Please retype the data in full and exactly; the pictures are not part of the copy.

## COLLECTED DATA

□ □ □ □

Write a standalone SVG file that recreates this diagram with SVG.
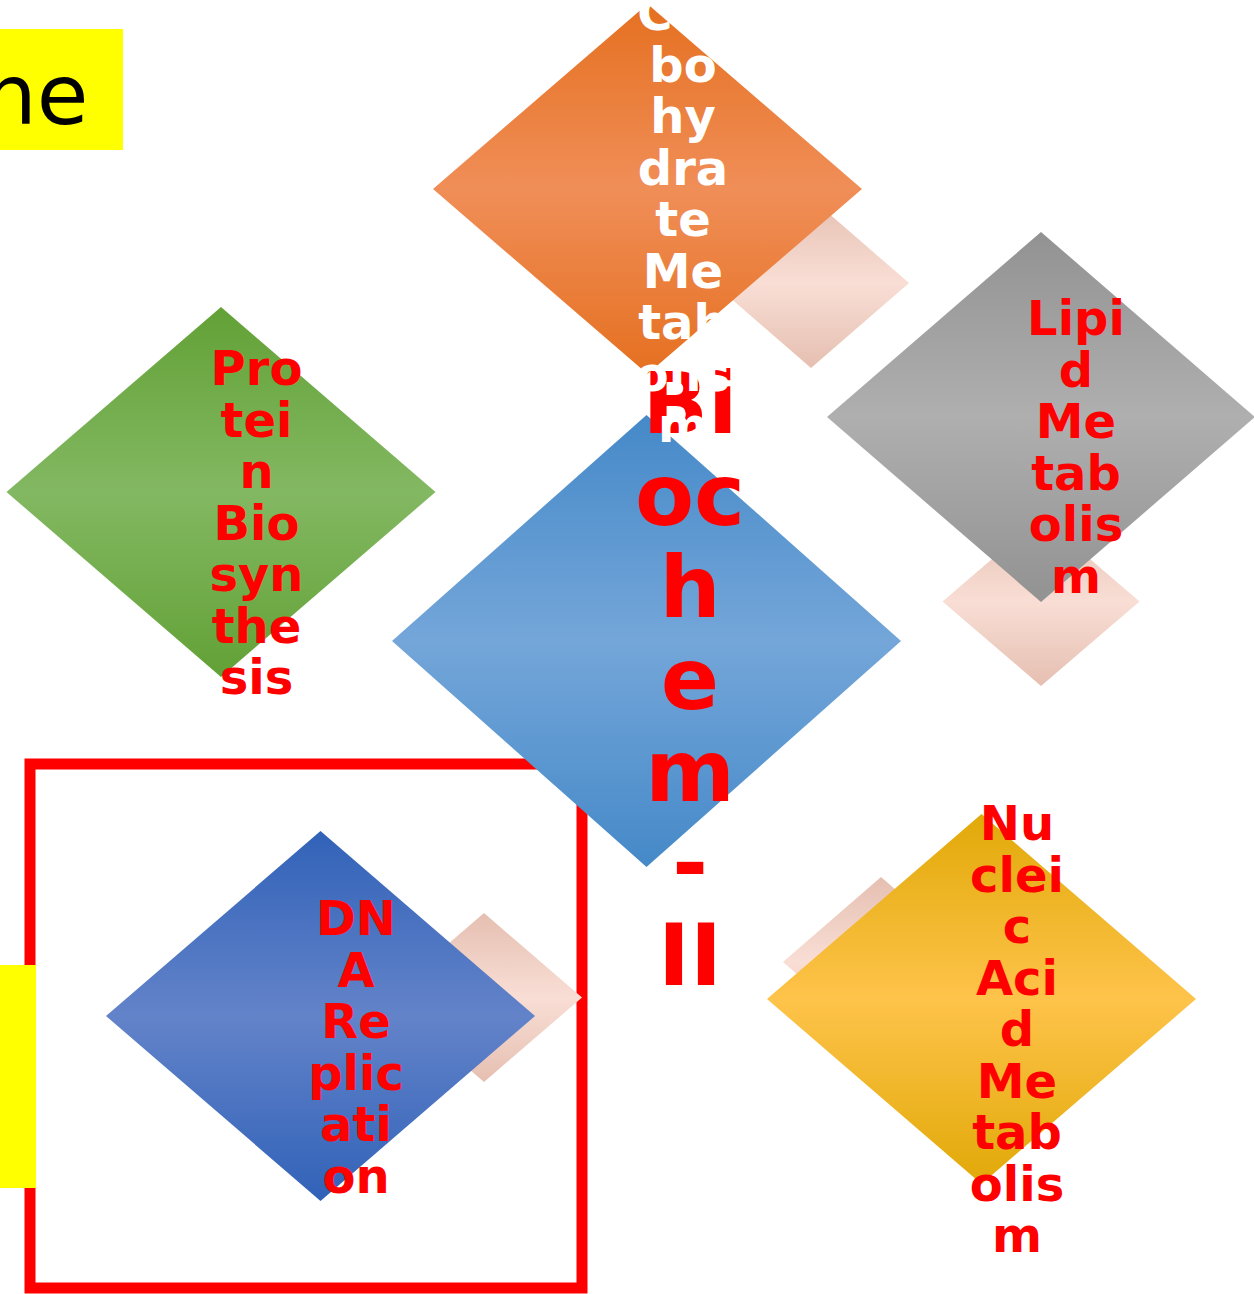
<svg xmlns="http://www.w3.org/2000/svg" width="1254" height="1294" viewBox="0 0 1254 1294">
<style>
.lbl{font-family:"DejaVu Sans",sans-serif;font-weight:bold;font-size:48px;text-anchor:middle;fill:#FF0000}
.wht{fill:#FFFFFF}
.big{font-family:"DejaVu Sans",sans-serif;font-weight:bold;font-size:86px;text-anchor:middle;fill:#FF0000}
</style>
<defs>
<linearGradient id="gOrange" x1="0" y1="0" x2="0" y2="1"><stop offset="0" stop-color="#E57020"/><stop offset="0.5" stop-color="#F08E58"/><stop offset="1" stop-color="#E57020"/></linearGradient>
<linearGradient id="gPink" x1="0" y1="0" x2="0" y2="1"><stop offset="0" stop-color="#E5BFB1"/><stop offset="0.5" stop-color="#F9DED5"/><stop offset="1" stop-color="#E5BFB1"/></linearGradient>
<linearGradient id="gGray" x1="0" y1="0" x2="0" y2="1"><stop offset="0" stop-color="#929292"/><stop offset="0.5" stop-color="#AFAFAF"/><stop offset="1" stop-color="#929292"/></linearGradient>
<linearGradient id="gGreen" x1="0" y1="0" x2="0" y2="1"><stop offset="0" stop-color="#62A136"/><stop offset="0.5" stop-color="#83B862"/><stop offset="1" stop-color="#62A136"/></linearGradient>
<linearGradient id="gBlue" x1="0" y1="0" x2="0" y2="1"><stop offset="0" stop-color="#4589C8"/><stop offset="0.5" stop-color="#74A6D9"/><stop offset="1" stop-color="#4589C8"/></linearGradient>
<linearGradient id="gDna" x1="0" y1="0" x2="0" y2="1"><stop offset="0" stop-color="#3162B8"/><stop offset="0.5" stop-color="#6383C9"/><stop offset="1" stop-color="#3162B8"/></linearGradient>
<linearGradient id="gGold" x1="0" y1="0" x2="0" y2="1"><stop offset="0" stop-color="#E1A908"/><stop offset="0.5" stop-color="#FEC34A"/><stop offset="1" stop-color="#E1A908"/></linearGradient>
</defs>
<rect width="1254" height="1294" fill="#FFFFFF"/>
<g id="title-box">
<rect x="0" y="29" width="123" height="121" fill="#FFFF00"/>
<text x="-16.5" y="124" font-family="DejaVu Sans, sans-serif" font-size="84" fill="#000000">he</text>
</g>
<g id="frame">
<rect x="30" y="764" width="552" height="524" fill="none" stroke="#FF0000" stroke-width="11"/>
<rect x="0" y="965" width="36" height="223" fill="#FFFF00"/>
</g>
<g id="connectors"></g>
<g id="node-dna">
<polygon points="484,913 582,997.5 484,1082 386,997.5" fill="url(#gPink)"/>
<polygon points="320.5,831 535,1016 320.5,1201 106,1016" fill="url(#gDna)"/>
<text class="lbl"><tspan x="356" y="935">DN</tspan><tspan x="356" y="986.5">A</tspan><tspan x="356" y="1038">Re</tspan><tspan x="356" y="1089.5">plic</tspan><tspan x="356" y="1141">ati</tspan><tspan x="356" y="1192.5">on</tspan></text>
</g>
<g id="node-biochem">
<polygon points="646.5,415 901,641 646.5,867 392,641" fill="url(#gBlue)"/>
<text class="big"><tspan x="690" y="433">Bi</tspan><tspan x="690" y="525">oc</tspan><tspan x="690" y="617">h</tspan><tspan x="690" y="709">e</tspan><tspan x="690" y="801">m</tspan><tspan x="690" y="893">-</tspan><tspan x="690" y="985">II</tspan></text>
</g>
<g id="node-carbohydrate">
<polygon points="811,198 909,283 811,368 713,283" fill="url(#gPink)"/>
<polygon points="647.5,4 862,189 647.5,374 433,189" fill="url(#gOrange)"/>
<text class="lbl wht"><tspan x="683" y="30">Car</tspan><tspan x="683" y="81.5">bo</tspan><tspan x="683" y="133">hy</tspan><tspan x="683" y="184.5">dra</tspan><tspan x="683" y="236">te</tspan><tspan x="683" y="287.5">Me</tspan><tspan x="683" y="339">tab</tspan><tspan x="683" y="390.5">olis</tspan><tspan x="683" y="442">m</tspan></text>
</g>
<g id="node-lipid">
<polygon points="1041,517 1139.5,601.5 1041,686 942.5,601.5" fill="url(#gPink)"/>
<polygon points="1041,232 1255,417 1041,602 827,417" fill="url(#gGray)"/>
<text class="lbl"><tspan x="1076" y="335">Lipi</tspan><tspan x="1076" y="386.5">d</tspan><tspan x="1076" y="438">Me</tspan><tspan x="1076" y="489.5">tab</tspan><tspan x="1076" y="541">olis</tspan><tspan x="1076" y="592.5">m</tspan></text>
</g>
<g id="node-protein">
<polygon points="221,307 435.5,492 221,677 6.5,492" fill="url(#gGreen)"/>
<text class="lbl"><tspan x="256.5" y="385">Pro</tspan><tspan x="256.5" y="436.5">tei</tspan><tspan x="256.5" y="488">n</tspan><tspan x="256.5" y="539.5">Bio</tspan><tspan x="256.5" y="591">syn</tspan><tspan x="256.5" y="642.5">the</tspan><tspan x="256.5" y="694">sis</tspan></text>
</g>
<g id="node-nucleic">
<polygon points="881,877 979,962 881,1047 783,962" fill="url(#gPink)"/>
<polygon points="981.5,814 1196,999 981.5,1184 767,999" fill="url(#gGold)"/>
<text class="lbl"><tspan x="1017" y="840">Nu</tspan><tspan x="1017" y="891.5">clei</tspan><tspan x="1017" y="943">c</tspan><tspan x="1017" y="994.5">Aci</tspan><tspan x="1017" y="1046">d</tspan><tspan x="1017" y="1097.5">Me</tspan><tspan x="1017" y="1149">tab</tspan><tspan x="1017" y="1200.5">olis</tspan><tspan x="1017" y="1252">m</tspan></text>
</g>
</svg>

□ □ □ □

## RESULT OF THIS EXERCISE
Write a standalone SVG file that recreates this diagram with SVG.
<svg xmlns="http://www.w3.org/2000/svg" width="1254" height="1294" viewBox="0 0 1254 1294">
<style>
.lbl{font-family:"DejaVu Sans",sans-serif;font-weight:bold;font-size:48px;text-anchor:middle;fill:#FF0000}
.wht{fill:#FFFFFF}
.big{font-family:"DejaVu Sans",sans-serif;font-weight:bold;font-size:86px;text-anchor:middle;fill:#FF0000}
</style>
<defs>
<linearGradient id="gOrange" x1="0" y1="0" x2="0" y2="1"><stop offset="0" stop-color="#E57020"/><stop offset="0.5" stop-color="#F08E58"/><stop offset="1" stop-color="#E57020"/></linearGradient>
<linearGradient id="gPink" x1="0" y1="0" x2="0" y2="1"><stop offset="0" stop-color="#E5BFB1"/><stop offset="0.5" stop-color="#F9DED5"/><stop offset="1" stop-color="#E5BFB1"/></linearGradient>
<linearGradient id="gGray" x1="0" y1="0" x2="0" y2="1"><stop offset="0" stop-color="#929292"/><stop offset="0.5" stop-color="#AFAFAF"/><stop offset="1" stop-color="#929292"/></linearGradient>
<linearGradient id="gGreen" x1="0" y1="0" x2="0" y2="1"><stop offset="0" stop-color="#62A136"/><stop offset="0.5" stop-color="#83B862"/><stop offset="1" stop-color="#62A136"/></linearGradient>
<linearGradient id="gBlue" x1="0" y1="0" x2="0" y2="1"><stop offset="0" stop-color="#4589C8"/><stop offset="0.5" stop-color="#74A6D9"/><stop offset="1" stop-color="#4589C8"/></linearGradient>
<linearGradient id="gDna" x1="0" y1="0" x2="0" y2="1"><stop offset="0" stop-color="#3162B8"/><stop offset="0.5" stop-color="#6383C9"/><stop offset="1" stop-color="#3162B8"/></linearGradient>
<linearGradient id="gGold" x1="0" y1="0" x2="0" y2="1"><stop offset="0" stop-color="#E1A908"/><stop offset="0.5" stop-color="#FEC34A"/><stop offset="1" stop-color="#E1A908"/></linearGradient>
</defs>
<rect width="1254" height="1294" fill="#FFFFFF"/>
<g id="title-box">
<rect x="0" y="29" width="123" height="121" fill="#FFFF00"/>
<text x="-16.5" y="124" font-family="DejaVu Sans, sans-serif" font-size="84" fill="#000000">he</text>
</g>
<g id="frame">
<rect x="30" y="764" width="552" height="524" fill="none" stroke="#FF0000" stroke-width="11"/>
<rect x="0" y="965" width="36" height="223" fill="#FFFF00"/>
</g>
<g id="connectors"></g>
<g id="node-dna">
<polygon points="484,913 582,997.5 484,1082 386,997.5" fill="url(#gPink)"/>
<polygon points="320.5,831 535,1016 320.5,1201 106,1016" fill="url(#gDna)"/>
<text class="lbl"><tspan x="356" y="935">DN</tspan><tspan x="356" y="986.5">A</tspan><tspan x="356" y="1038">Re</tspan><tspan x="356" y="1089.5">plic</tspan><tspan x="356" y="1141">ati</tspan><tspan x="356" y="1192.5">on</tspan></text>
</g>
<g id="node-biochem">
<polygon points="646.5,415 901,641 646.5,867 392,641" fill="url(#gBlue)"/>
<text class="big"><tspan x="690" y="433">Bi</tspan><tspan x="690" y="525">oc</tspan><tspan x="690" y="617">h</tspan><tspan x="690" y="709">e</tspan><tspan x="690" y="801">m</tspan><tspan x="690" y="893">-</tspan><tspan x="690" y="985">II</tspan></text>
</g>
<g id="node-carbohydrate">
<polygon points="811,198 909,283 811,368 713,283" fill="url(#gPink)"/>
<polygon points="647.5,4 862,189 647.5,374 433,189" fill="url(#gOrange)"/>
<text class="lbl wht"><tspan x="683" y="30">Car</tspan><tspan x="683" y="81.5">bo</tspan><tspan x="683" y="133">hy</tspan><tspan x="683" y="184.5">dra</tspan><tspan x="683" y="236">te</tspan><tspan x="683" y="287.5">Me</tspan><tspan x="683" y="339">tab</tspan><tspan x="683" y="390.5">olis</tspan><tspan x="683" y="442">m</tspan></text>
</g>
<g id="node-lipid">
<polygon points="1041,517 1139.5,601.5 1041,686 942.5,601.5" fill="url(#gPink)"/>
<polygon points="1041,232 1255,417 1041,602 827,417" fill="url(#gGray)"/>
<text class="lbl"><tspan x="1076" y="335">Lipi</tspan><tspan x="1076" y="386.5">d</tspan><tspan x="1076" y="438">Me</tspan><tspan x="1076" y="489.5">tab</tspan><tspan x="1076" y="541">olis</tspan><tspan x="1076" y="592.5">m</tspan></text>
</g>
<g id="node-protein">
<polygon points="221,307 435.5,492 221,677 6.5,492" fill="url(#gGreen)"/>
<text class="lbl"><tspan x="256.5" y="385">Pro</tspan><tspan x="256.5" y="436.5">tei</tspan><tspan x="256.5" y="488">n</tspan><tspan x="256.5" y="539.5">Bio</tspan><tspan x="256.5" y="591">syn</tspan><tspan x="256.5" y="642.5">the</tspan><tspan x="256.5" y="694">sis</tspan></text>
</g>
<g id="node-nucleic">
<polygon points="881,877 979,962 881,1047 783,962" fill="url(#gPink)"/>
<polygon points="981.5,814 1196,999 981.5,1184 767,999" fill="url(#gGold)"/>
<text class="lbl"><tspan x="1017" y="840">Nu</tspan><tspan x="1017" y="891.5">clei</tspan><tspan x="1017" y="943">c</tspan><tspan x="1017" y="994.5">Aci</tspan><tspan x="1017" y="1046">d</tspan><tspan x="1017" y="1097.5">Me</tspan><tspan x="1017" y="1149">tab</tspan><tspan x="1017" y="1200.5">olis</tspan><tspan x="1017" y="1252">m</tspan></text>
</g>
</svg>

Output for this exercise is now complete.